THE TASK
Only the number is wanted: count the lines that include the word "document".

--

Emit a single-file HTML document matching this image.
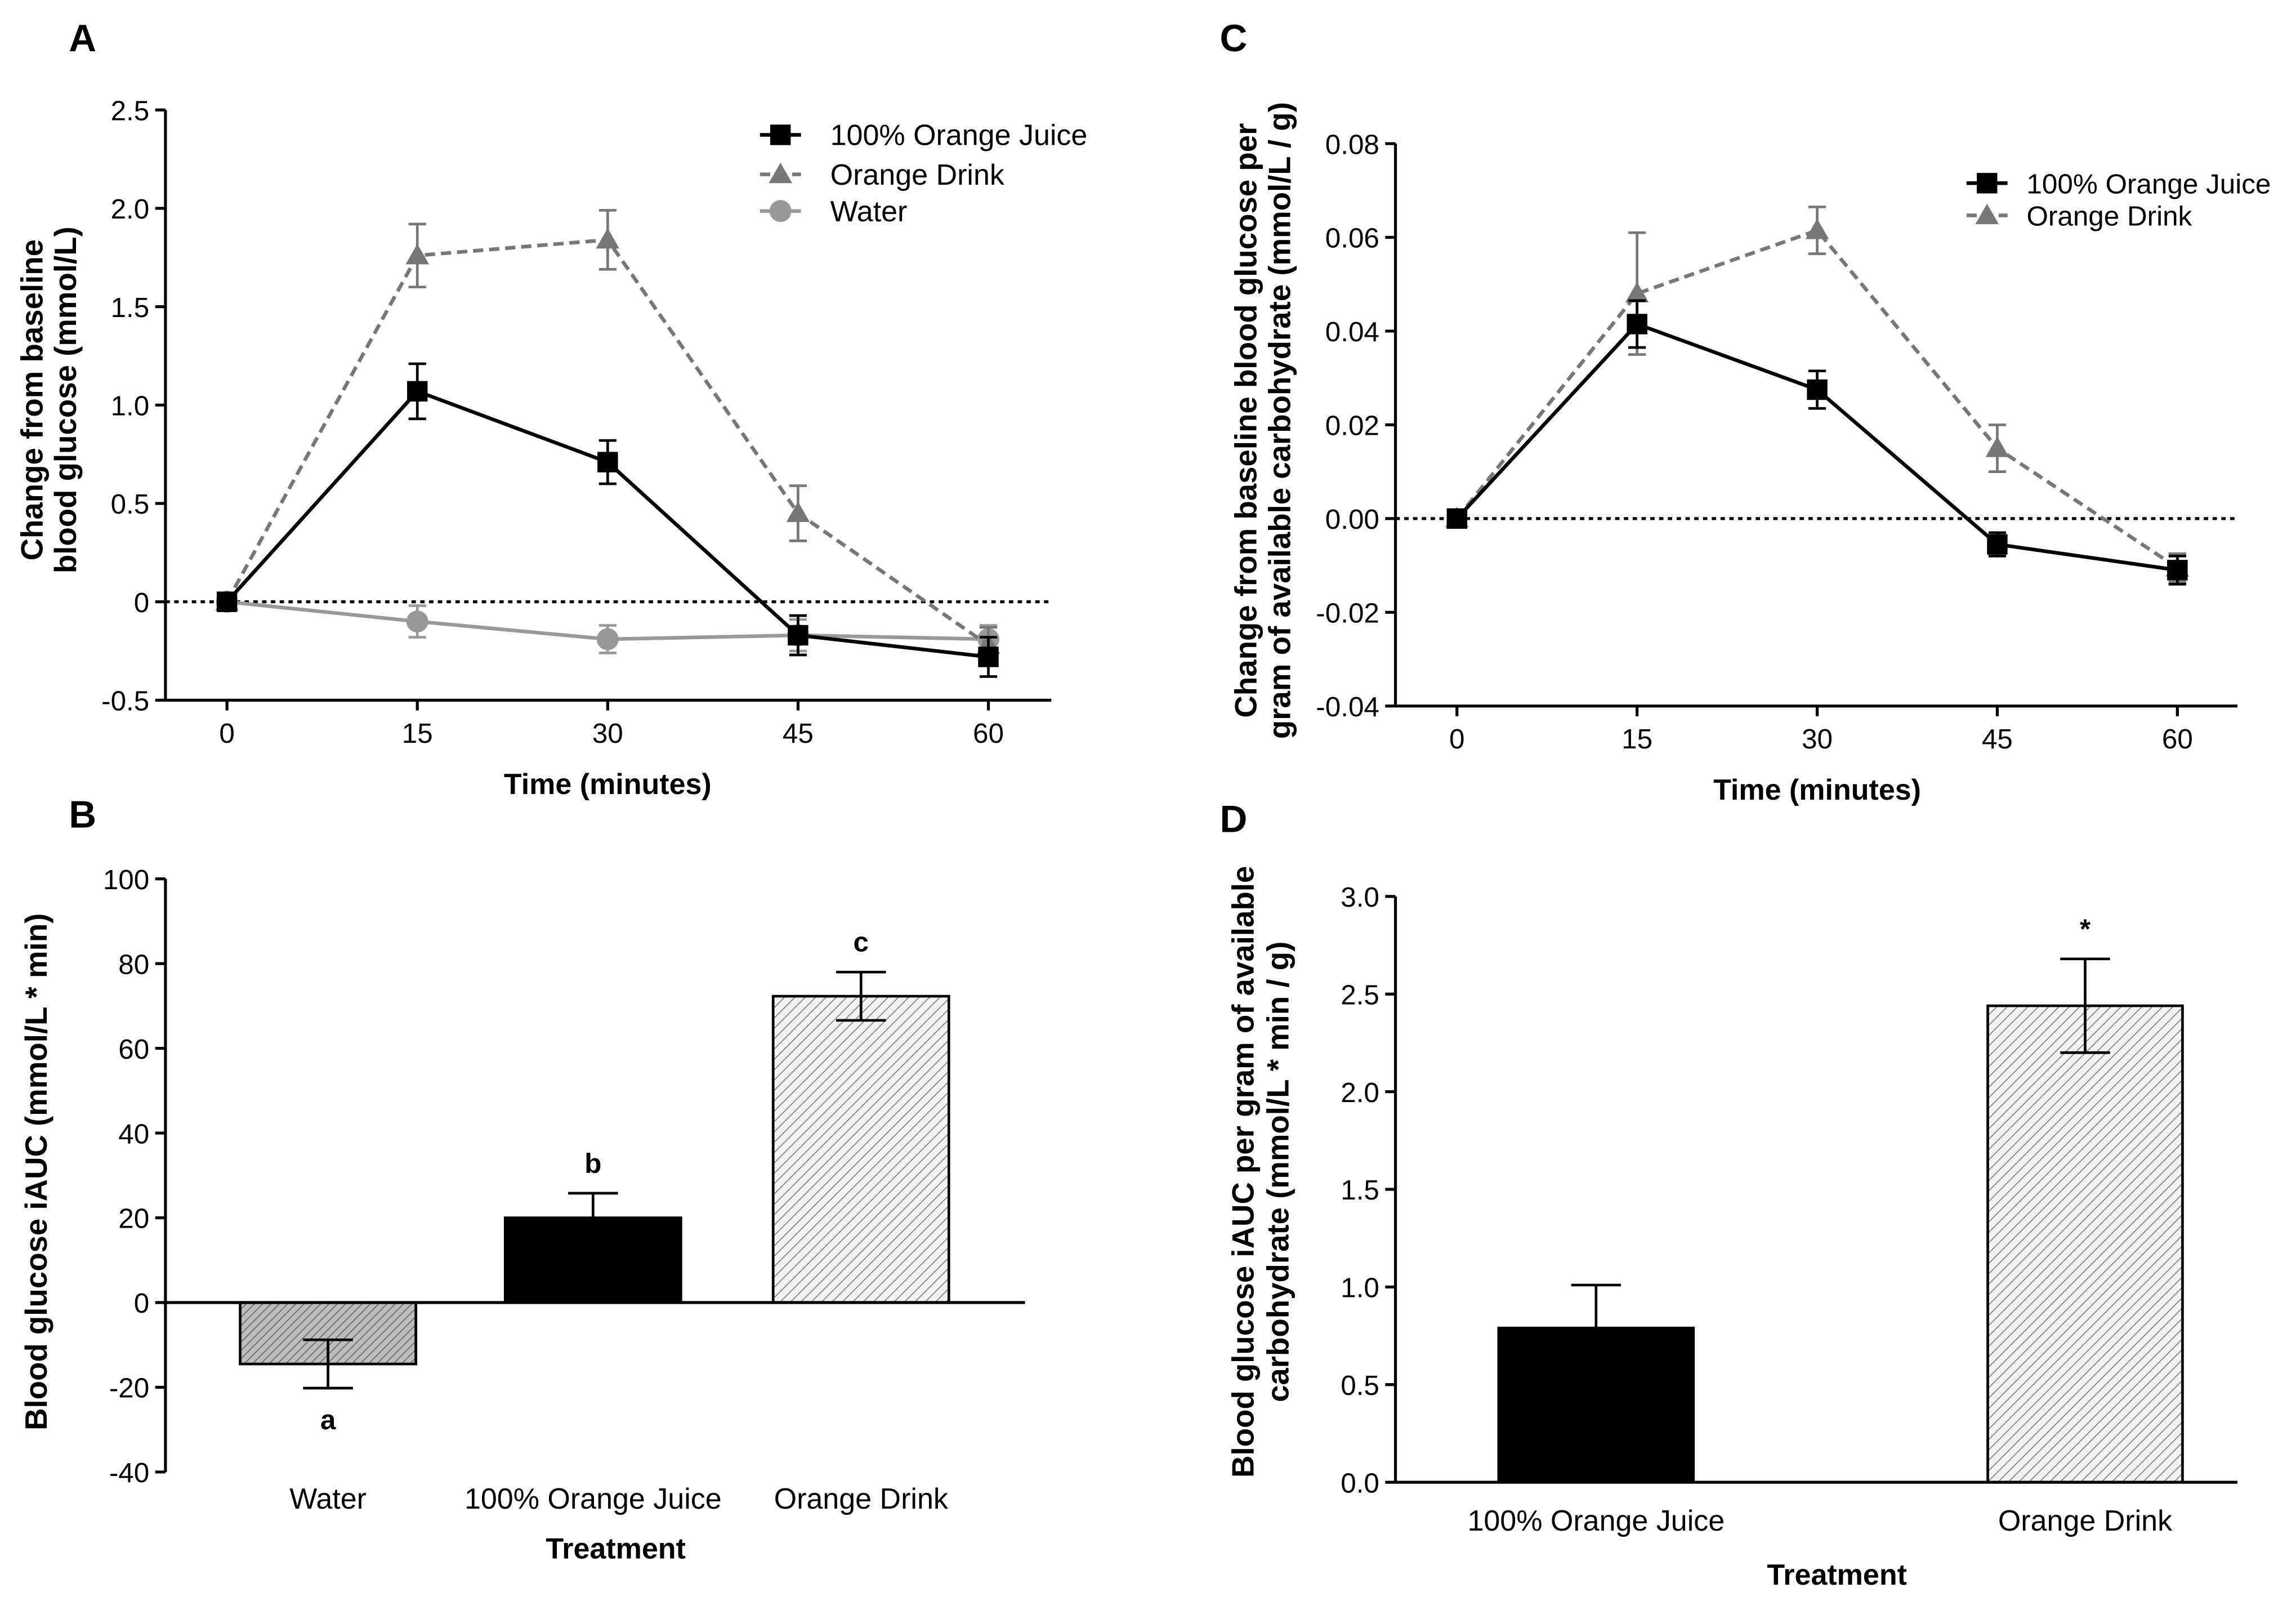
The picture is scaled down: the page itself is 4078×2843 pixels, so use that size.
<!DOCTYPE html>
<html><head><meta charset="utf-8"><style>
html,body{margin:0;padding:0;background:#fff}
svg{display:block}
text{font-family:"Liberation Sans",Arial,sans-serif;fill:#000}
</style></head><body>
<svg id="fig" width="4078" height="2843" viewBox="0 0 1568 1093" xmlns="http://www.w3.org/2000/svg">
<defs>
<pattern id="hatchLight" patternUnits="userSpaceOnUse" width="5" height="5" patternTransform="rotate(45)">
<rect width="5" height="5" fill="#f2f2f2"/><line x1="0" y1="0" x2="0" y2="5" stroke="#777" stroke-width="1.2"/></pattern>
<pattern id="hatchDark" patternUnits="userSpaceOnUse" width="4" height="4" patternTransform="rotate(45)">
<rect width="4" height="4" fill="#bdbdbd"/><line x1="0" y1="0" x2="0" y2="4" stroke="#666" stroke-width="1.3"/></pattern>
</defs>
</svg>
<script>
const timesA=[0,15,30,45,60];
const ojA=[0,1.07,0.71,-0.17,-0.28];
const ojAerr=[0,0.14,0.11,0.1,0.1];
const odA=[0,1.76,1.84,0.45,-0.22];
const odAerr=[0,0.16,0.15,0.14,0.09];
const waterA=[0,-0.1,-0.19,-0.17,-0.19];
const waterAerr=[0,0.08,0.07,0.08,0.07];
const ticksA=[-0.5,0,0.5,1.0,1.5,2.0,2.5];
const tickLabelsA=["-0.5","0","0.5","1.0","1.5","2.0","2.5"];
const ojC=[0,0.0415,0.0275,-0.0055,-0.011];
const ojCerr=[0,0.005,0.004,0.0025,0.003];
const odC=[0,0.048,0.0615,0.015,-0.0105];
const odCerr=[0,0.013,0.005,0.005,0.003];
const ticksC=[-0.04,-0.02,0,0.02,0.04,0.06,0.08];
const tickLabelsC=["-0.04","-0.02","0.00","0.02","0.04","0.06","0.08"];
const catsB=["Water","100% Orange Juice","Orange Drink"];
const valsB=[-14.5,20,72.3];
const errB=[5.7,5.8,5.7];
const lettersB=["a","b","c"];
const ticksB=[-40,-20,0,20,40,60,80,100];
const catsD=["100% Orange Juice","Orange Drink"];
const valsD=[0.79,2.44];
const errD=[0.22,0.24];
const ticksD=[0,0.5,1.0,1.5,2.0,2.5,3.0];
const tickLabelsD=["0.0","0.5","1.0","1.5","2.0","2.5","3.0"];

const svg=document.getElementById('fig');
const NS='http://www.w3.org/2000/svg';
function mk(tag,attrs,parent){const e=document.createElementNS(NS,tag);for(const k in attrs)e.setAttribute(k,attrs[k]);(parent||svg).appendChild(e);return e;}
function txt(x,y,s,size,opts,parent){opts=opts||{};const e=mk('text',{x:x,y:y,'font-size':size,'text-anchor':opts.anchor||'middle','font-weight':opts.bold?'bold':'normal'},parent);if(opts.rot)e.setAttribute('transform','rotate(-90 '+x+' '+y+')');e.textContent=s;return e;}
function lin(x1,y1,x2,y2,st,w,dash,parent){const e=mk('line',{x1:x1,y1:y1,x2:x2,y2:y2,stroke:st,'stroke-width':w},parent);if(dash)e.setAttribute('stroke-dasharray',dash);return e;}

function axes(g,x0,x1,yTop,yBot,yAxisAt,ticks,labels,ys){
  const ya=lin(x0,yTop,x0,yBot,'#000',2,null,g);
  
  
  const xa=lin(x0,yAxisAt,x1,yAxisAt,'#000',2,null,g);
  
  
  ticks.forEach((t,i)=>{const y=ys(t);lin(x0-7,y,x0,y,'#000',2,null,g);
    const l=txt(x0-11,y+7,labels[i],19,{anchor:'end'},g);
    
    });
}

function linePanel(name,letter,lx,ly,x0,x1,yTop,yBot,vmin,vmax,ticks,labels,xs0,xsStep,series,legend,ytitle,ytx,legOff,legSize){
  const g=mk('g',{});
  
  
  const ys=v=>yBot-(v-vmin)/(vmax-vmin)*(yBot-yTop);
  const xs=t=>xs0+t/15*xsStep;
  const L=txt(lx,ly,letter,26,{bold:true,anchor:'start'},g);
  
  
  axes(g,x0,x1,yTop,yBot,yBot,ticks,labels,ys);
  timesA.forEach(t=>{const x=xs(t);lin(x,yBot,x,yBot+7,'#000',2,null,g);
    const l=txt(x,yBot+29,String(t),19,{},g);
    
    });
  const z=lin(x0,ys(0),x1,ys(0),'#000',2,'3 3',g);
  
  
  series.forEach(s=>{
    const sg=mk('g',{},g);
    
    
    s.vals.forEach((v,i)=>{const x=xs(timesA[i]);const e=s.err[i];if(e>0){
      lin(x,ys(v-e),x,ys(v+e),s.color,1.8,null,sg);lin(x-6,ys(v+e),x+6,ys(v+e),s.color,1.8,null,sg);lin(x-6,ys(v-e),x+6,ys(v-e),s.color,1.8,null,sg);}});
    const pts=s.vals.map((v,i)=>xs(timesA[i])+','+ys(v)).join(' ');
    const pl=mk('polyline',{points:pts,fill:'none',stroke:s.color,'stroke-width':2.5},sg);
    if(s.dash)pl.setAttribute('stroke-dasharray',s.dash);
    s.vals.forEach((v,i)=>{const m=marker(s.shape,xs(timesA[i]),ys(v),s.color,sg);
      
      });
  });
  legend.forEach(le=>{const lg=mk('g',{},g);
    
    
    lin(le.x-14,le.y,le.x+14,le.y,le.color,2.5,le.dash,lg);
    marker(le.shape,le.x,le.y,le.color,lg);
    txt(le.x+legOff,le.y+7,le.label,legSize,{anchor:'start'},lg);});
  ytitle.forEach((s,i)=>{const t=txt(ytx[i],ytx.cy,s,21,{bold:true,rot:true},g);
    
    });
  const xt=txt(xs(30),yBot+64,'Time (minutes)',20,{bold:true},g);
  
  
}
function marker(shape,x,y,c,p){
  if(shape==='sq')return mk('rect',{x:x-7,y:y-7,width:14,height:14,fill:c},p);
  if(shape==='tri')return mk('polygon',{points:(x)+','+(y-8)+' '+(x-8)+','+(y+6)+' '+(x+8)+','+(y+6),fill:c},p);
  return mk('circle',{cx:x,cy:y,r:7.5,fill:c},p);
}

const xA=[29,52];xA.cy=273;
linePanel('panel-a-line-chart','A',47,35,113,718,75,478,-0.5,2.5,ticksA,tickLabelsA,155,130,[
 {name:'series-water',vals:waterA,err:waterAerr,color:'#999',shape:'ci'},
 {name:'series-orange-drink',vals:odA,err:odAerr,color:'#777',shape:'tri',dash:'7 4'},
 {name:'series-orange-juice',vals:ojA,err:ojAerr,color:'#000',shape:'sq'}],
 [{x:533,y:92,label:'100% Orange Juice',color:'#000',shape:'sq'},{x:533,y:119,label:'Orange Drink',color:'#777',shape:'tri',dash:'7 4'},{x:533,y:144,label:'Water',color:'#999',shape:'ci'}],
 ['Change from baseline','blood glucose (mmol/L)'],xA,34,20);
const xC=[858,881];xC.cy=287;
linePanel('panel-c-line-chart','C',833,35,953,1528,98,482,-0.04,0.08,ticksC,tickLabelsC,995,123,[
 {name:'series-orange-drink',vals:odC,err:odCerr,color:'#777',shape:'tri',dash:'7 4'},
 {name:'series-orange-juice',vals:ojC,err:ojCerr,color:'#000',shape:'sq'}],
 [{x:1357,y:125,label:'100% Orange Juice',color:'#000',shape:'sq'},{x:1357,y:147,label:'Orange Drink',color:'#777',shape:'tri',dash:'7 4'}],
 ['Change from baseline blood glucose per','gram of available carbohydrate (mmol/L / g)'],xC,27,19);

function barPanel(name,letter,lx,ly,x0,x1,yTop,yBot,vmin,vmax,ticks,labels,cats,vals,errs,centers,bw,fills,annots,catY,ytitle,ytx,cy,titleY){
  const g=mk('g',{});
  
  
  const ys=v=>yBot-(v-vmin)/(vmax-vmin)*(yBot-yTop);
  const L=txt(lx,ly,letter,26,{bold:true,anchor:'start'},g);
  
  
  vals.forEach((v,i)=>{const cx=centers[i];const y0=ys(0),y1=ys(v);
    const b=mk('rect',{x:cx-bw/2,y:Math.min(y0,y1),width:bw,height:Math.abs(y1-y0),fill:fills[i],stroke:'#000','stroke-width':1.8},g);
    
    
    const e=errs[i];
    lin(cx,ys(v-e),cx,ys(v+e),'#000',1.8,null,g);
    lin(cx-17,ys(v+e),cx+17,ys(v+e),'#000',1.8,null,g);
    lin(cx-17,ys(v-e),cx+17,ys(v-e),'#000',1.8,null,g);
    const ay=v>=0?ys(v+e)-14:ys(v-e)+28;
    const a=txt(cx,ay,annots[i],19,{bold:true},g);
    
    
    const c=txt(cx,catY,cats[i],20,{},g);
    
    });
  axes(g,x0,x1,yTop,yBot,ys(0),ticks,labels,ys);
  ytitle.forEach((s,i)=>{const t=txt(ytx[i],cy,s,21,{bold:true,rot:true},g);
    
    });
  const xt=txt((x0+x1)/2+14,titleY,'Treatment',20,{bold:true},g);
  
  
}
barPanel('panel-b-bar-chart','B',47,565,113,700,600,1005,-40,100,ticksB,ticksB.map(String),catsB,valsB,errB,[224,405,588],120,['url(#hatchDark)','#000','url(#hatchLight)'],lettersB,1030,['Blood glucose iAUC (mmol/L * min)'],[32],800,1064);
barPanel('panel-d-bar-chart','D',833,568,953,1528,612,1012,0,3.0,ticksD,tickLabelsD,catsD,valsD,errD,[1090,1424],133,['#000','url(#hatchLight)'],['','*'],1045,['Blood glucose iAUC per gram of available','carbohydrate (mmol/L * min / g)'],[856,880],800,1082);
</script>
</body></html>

--

SOLUTION FOR THIS EXERCISE
3